Um outro aspecto dessa conclusão seria que as redes sociais financiaram e propagandeiam o fascismo. Ou seja, não é que o fascismo é uma política da burguesia contra a classe operária, mas que a classe operária em sua ignorância cairia no canto do fascismo e nutrisse a serpente que vai lhe destruir.
A liberdade das redes sociais
Um fenômeno raro, mas possível, é quando os interesses de um setor do grande capital coincide, mesmo que temporariamente, com os interesses da maioria da população. Isso ocorreu com as redes sociais como o YouTube.
Em determinado período, as redes perceberam que dando liberdade de conteúdo e promovendo acesso das produções com maior interação, independente do conteúdo, havia um crescimento no consumo deste.
Ou seja, essas redes perceberam que deixando as pessoas consumirem o que lhe interessava, independentemente de aprovação da rede ou consumidor, permitia um crescimento do lucro. As pessoas preferem consumir coisas dos seus interesses naquele momento, ter a liberdade para isso as agrada.
Fim do centro
A todo momento, se falar no crescimento da extrema-direita, lembra-se da vitória de Trump e Bolsonaro, embora o segundo tenha sido um golpe. Mas se esquecem do crescimento da esquerda mais radical anti sistema.
A realidade é que em todo o mundo os políticos tradicionais, geralmente intimamente ligados ao imperialismo, estão desmoronando. Esse setor do centro, representante usual do Estado, está perdendo seus espaços.
É um fenômeno observado em todo o mundo: os políticos, e até os regimes políticos impostos pelo imperialismo estão em declínio. Aqueles que se colocam mais abertamente contra esses regimes, que parecem mais anti sistemas, a extrema-direita e esquerda operária, são justamente os que mais lucram nessa situação.
A atualidade nas redes
Na última década, como resultado de uma campanha intensa da burguesia que estava ameaçada na sua capacidade de controlar e moldar a opinião pública, houve mudanças nas políticas internas das empresas do setor.
Grosso modo, mesmo perdendo um pouco do crescimento anterior com maior liberdade, essas empresas passaram a praticar censura, às vezes até prévia, de conteúdo. Criando inclusive as chamadas borderline, onde mesmo que o conteúdo não se enquadre objetivamente no vetado, por proximidade têm sua disponibilidade limitada, chegando até à censura prévia.

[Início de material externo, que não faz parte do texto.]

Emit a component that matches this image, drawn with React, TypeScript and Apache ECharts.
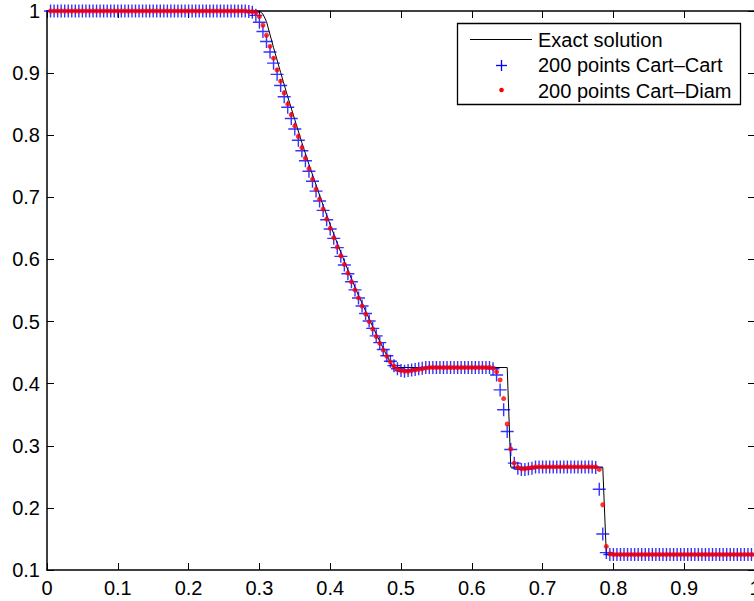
import React, { useEffect, useRef } from "react";
import * as echarts from "echarts";

// grid points (200 points)
const xCells = [
  0.005,0.01,0.015,0.02,0.025,0.03,0.035,0.04,0.045,0.05,
  0.055,0.06,0.065,0.07,0.075,0.08,0.085,0.09,0.095,0.1,
  0.105,0.11,0.115,0.12,0.125,0.13,0.135,0.14,0.145,0.15,
  0.155,0.16,0.165,0.17,0.175,0.18,0.185,0.19,0.195,0.2,
  0.205,0.21,0.215,0.22,0.225,0.23,0.235,0.24,0.245,0.25,
  0.255,0.26,0.265,0.27,0.275,0.28,0.285,0.29,0.295,0.3,
  0.305,0.31,0.315,0.32,0.325,0.33,0.335,0.34,0.345,0.35,
  0.355,0.36,0.365,0.37,0.375,0.38,0.385,0.39,0.395,0.4,
  0.405,0.41,0.415,0.42,0.425,0.43,0.435,0.44,0.445,0.45,
  0.455,0.46,0.465,0.47,0.475,0.48,0.485,0.49,0.495,0.5,
  0.505,0.51,0.515,0.52,0.525,0.53,0.535,0.54,0.545,0.55,
  0.555,0.56,0.565,0.57,0.575,0.58,0.585,0.59,0.595,0.6,
  0.605,0.61,0.615,0.62,0.625,0.63,0.635,0.64,0.645,0.65,
  0.655,0.66,0.665,0.67,0.675,0.68,0.685,0.69,0.695,0.7,
  0.705,0.71,0.715,0.72,0.725,0.73,0.735,0.74,0.745,0.75,
  0.755,0.76,0.765,0.77,0.775,0.78,0.785,0.79,0.795,0.8,
  0.805,0.81,0.815,0.82,0.825,0.83,0.835,0.84,0.845,0.85,
  0.855,0.86,0.865,0.87,0.875,0.88,0.885,0.89,0.895,0.9,
  0.905,0.91,0.915,0.92,0.925,0.93,0.935,0.94,0.945,0.95,
  0.955,0.96,0.965,0.97,0.975,0.98,0.985,0.99,0.995,1,
];

// 200 points Cart-Cart (blue +)
const cartCart = [
  1,1,1,1,1,1,1,1,1,1,
  1,1,1,1,1,1,1,1,1,1,
  1,1,1,1,1,1,1,1,1,1,
  1,1,1,1,1,1,1,1,1,1,
  1,1,1,1,1,1,1,1,1,1,
  1,1,1,1,1,1,0.999,0.998,0.993,0.982,
  0.967,0.951,0.934,0.916,0.898,0.880,0.862,0.845,0.827,0.810,
  0.792,0.775,0.759,0.742,0.726,0.710,0.694,0.679,0.664,0.649,
  0.634,0.619,0.605,0.591,0.577,0.564,0.551,0.538,0.525,0.513,
  0.501,0.489,0.477,0.466,0.455,0.445,0.436,0.429,0.424,0.421,
  0.420,0.421,0.422,0.423,0.424,0.425,0.426,0.426,0.426,0.426,
  0.426,0.426,0.426,0.426,0.426,0.426,0.426,0.426,0.426,0.426,
  0.426,0.426,0.426,0.426,0.426,0.424,0.414,0.390,0.358,0.323,
  0.294,0.272,0.264,0.262,0.262,0.263,0.264,0.266,0.266,0.266,
  0.266,0.266,0.266,0.266,0.266,0.266,0.266,0.266,0.266,0.266,
  0.266,0.266,0.266,0.266,0.265,0.230,0.158,0.128,0.125,0.125,
  0.125,0.125,0.125,0.125,0.125,0.125,0.125,0.125,0.125,0.125,
  0.125,0.125,0.125,0.125,0.125,0.125,0.125,0.125,0.125,0.125,
  0.125,0.125,0.125,0.125,0.125,0.125,0.125,0.125,0.125,0.125,
  0.125,0.125,0.125,0.125,0.125,0.125,0.125,0.125,0.125,0.125,
];

// 200 points Cart-Diam (red dots)
const cartDiam = [
  1,1,1,1,1,1,1,1,1,1,
  1,1,1,1,1,1,1,1,1,1,
  1,1,1,1,1,1,1,1,1,1,
  1,1,1,1,1,1,1,1,1,1,
  1,1,1,1,1,1,1,1,1,1,
  1,1,1,1,1,1,0.999,0.999,0.997,0.991,
  0.977,0.961,0.943,0.924,0.905,0.887,0.868,0.850,0.833,0.815,
  0.798,0.780,0.763,0.746,0.729,0.713,0.697,0.681,0.665,0.650,
  0.635,0.620,0.606,0.592,0.578,0.564,0.551,0.538,0.525,0.512,
  0.500,0.488,0.476,0.465,0.454,0.444,0.435,0.428,0.423,0.421,
  0.420,0.420,0.421,0.422,0.423,0.424,0.425,0.426,0.426,0.426,
  0.426,0.426,0.426,0.426,0.426,0.426,0.426,0.426,0.426,0.426,
  0.426,0.426,0.426,0.426,0.426,0.425,0.419,0.406,0.376,0.335,
  0.295,0.272,0.265,0.263,0.263,0.264,0.265,0.266,0.266,0.266,
  0.266,0.266,0.266,0.266,0.266,0.266,0.266,0.266,0.266,0.266,
  0.266,0.266,0.266,0.266,0.266,0.262,0.205,0.138,0.126,0.125,
  0.125,0.125,0.125,0.125,0.125,0.125,0.125,0.125,0.125,0.125,
  0.125,0.125,0.125,0.125,0.125,0.125,0.125,0.125,0.125,0.125,
  0.125,0.125,0.125,0.125,0.125,0.125,0.125,0.125,0.125,0.125,
  0.125,0.125,0.125,0.125,0.125,0.125,0.125,0.125,0.125,0.125,
];

// Exact solution polyline
const exactX = [0.005,0.3,0.305,0.31,0.32,0.33,0.34,0.35,0.36,0.37,0.38,0.39,0.4,0.41,0.42,0.43,0.44,0.45,0.46,0.47,0.48,0.485,0.49,0.65,0.655,0.785,0.79,1];
const exactY = [1,1,0.995,0.983,0.941,0.901,0.862,0.825,0.788,0.753,0.72,0.687,0.656,0.626,0.597,0.569,0.542,0.517,0.492,0.468,0.445,0.434,0.426,0.426,0.2656,0.2656,0.125,0.125];

const legendNames = ["Exact solution", "200 points Cart\u2013Cart", "200 points Cart\u2013Diam"];

const FONT = "'Liberation Sans', Arial, Helvetica, sans-serif";

export default function App() {
  const ref = useRef<HTMLDivElement>(null);
  useEffect(() => {
    if (!ref.current) return;
    const chart = echarts.init(ref.current, undefined, { renderer: "svg" });
    const fmt = (v: number) => String(Math.round(v * 10) / 10);
    const axisLine = { show: true, onZero: false, lineStyle: { color: "#000", width: 1.5 } };
    const axisTick = { show: true, inside: true, length: 7, lineStyle: { color: "#000", width: 1 } };
    const label = { color: "#000", fontSize: 20, fontFamily: FONT, formatter: fmt, showMinLabel: true, showMaxLabel: true };
    chart.setOption({
      animation: false,
      backgroundColor: "#fff",
      grid: { left: 47, top: 11, width: 708, height: 559, containLabel: false, outerBoundsMode: "none" },
      xAxis: [
        { type: "value", min: 0, max: 1, interval: 0.1, position: "bottom", axisLine, axisTick,
          axisLabel: { ...label, margin: 8 }, splitLine: { show: false } },
        { type: "value", min: 0, max: 1, interval: 0.1, position: "top", axisLine, axisTick,
          axisLabel: { show: false }, splitLine: { show: false } },
      ],
      yAxis: [
        { type: "value", min: 0.1, max: 1, interval: 0.1, position: "left", axisLine, axisTick,
          axisLabel: { ...label, margin: 7 }, splitLine: { show: false } },
        { type: "value", min: 0.1, max: 1, interval: 0.1, position: "right", axisLine, axisTick,
          axisLabel: { show: false }, splitLine: { show: false } },
      ],
      series: [
        {
          name: legendNames[0], type: "line", xAxisIndex: 0, yAxisIndex: 0,
          data: exactX.map((x, i) => [x, exactY[i]]),
          symbol: "none", lineStyle: { color: "#000", width: 1 }, z: 2,
        },
        {
          name: legendNames[1], type: "scatter", xAxisIndex: 0, yAxisIndex: 0,
          data: xCells.map((x, i) => [x, cartCart[i]]),
          symbol: "path://M6 0 L6 12 M0 6 L12 6", symbolSize: 13,
          itemStyle: { color: "rgba(0,0,0,0)", borderColor: "#0000ff", borderWidth: 1.4 }, z: 3,
        },
        {
          name: legendNames[2], type: "scatter", xAxisIndex: 0, yAxisIndex: 0,
          data: xCells.map((x, i) => [x, cartDiam[i]]),
          symbol: "circle", symbolSize: 5,
          itemStyle: { color: "#ff0000" }, z: 4,
        },
      ],
      graphic: [
        { type: "rect", z: 100, shape: { x: 457.5, y: 23.5, width: 283, height: 81 },
          style: { fill: "#fff", stroke: "#000", lineWidth: 1.3 } },
        { type: "line", z: 101, shape: { x1: 470, y1: 39.5, x2: 532, y2: 39.5 },
          style: { stroke: "#000", lineWidth: 1 } },
        { type: "line", z: 101, shape: { x1: 496, y1: 65.5, x2: 507, y2: 65.5 },
          style: { stroke: "#0000ff", lineWidth: 1.3 } },
        { type: "line", z: 101, shape: { x1: 501.5, y1: 60, x2: 501.5, y2: 71 },
          style: { stroke: "#0000ff", lineWidth: 1.3 } },
        { type: "circle", z: 101, shape: { cx: 501.5, cy: 90, r: 2.3 },
          style: { fill: "#ff0000" } },
        { type: "text", z: 101, x: 538, y: 40,
          style: { text: legendNames[0], fill: "#000", fontSize: 20, fontFamily: FONT, verticalAlign: "middle", align: "left" } },
        { type: "text", z: 101, x: 538, y: 65,
          style: { text: legendNames[1], fill: "#000", fontSize: 20, fontFamily: FONT, verticalAlign: "middle", align: "left" } },
        { type: "text", z: 101, x: 538, y: 90.5,
          style: { text: legendNames[2], fill: "#000", fontSize: 20, fontFamily: FONT, verticalAlign: "middle", align: "left" } },
      ],
    });
    return () => chart.dispose();
  }, []);
  return (
    <div
      ref={ref}
      style={{ position: "absolute", left: 0, top: 0, width: 754, height: 601, background: "#fff" }}
    />
  );
}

Fora isso, essas empresas passaram a ter conteúdos de referência sobre determinados assuntos. Esses conteúdos de referência são em geral produtos da imprensa tradicional, com conotação de direita e extrema-direita.
Uma manobra clara no sentido de acabar com a liberdade na internet controlando as redes sociais e ao mesmo tempo ressuscitar a moralmente falida imprensa tradicional.
Conclusão
O PL 2630 é o aprofundamento de uma política intensamente anti popular, transformando em lei, já posta em prática com as mudanças de políticas nas Big Techs nos últimos anos. Os danos à capacidade da população de comunicar seriam imensos, sendo a esquerda quem mais sofreria com isso.
Por uma série de conflitos internos da burguesia e a resistência imposta por parte da esquerda, esse PL 2630 está temporariamente fora de pauta. Mas é preciso ter claro, qualquer legislação favorável à censura é extremamente danosa a toda a sociedade, dificultando principalmente a já difícil, nesse momento, organização operária.
É preciso fortalecer a imprensa partidária de esquerda e não limitar o debate, essa é a única saída para uma saída progressista da situação política que nos encontramos.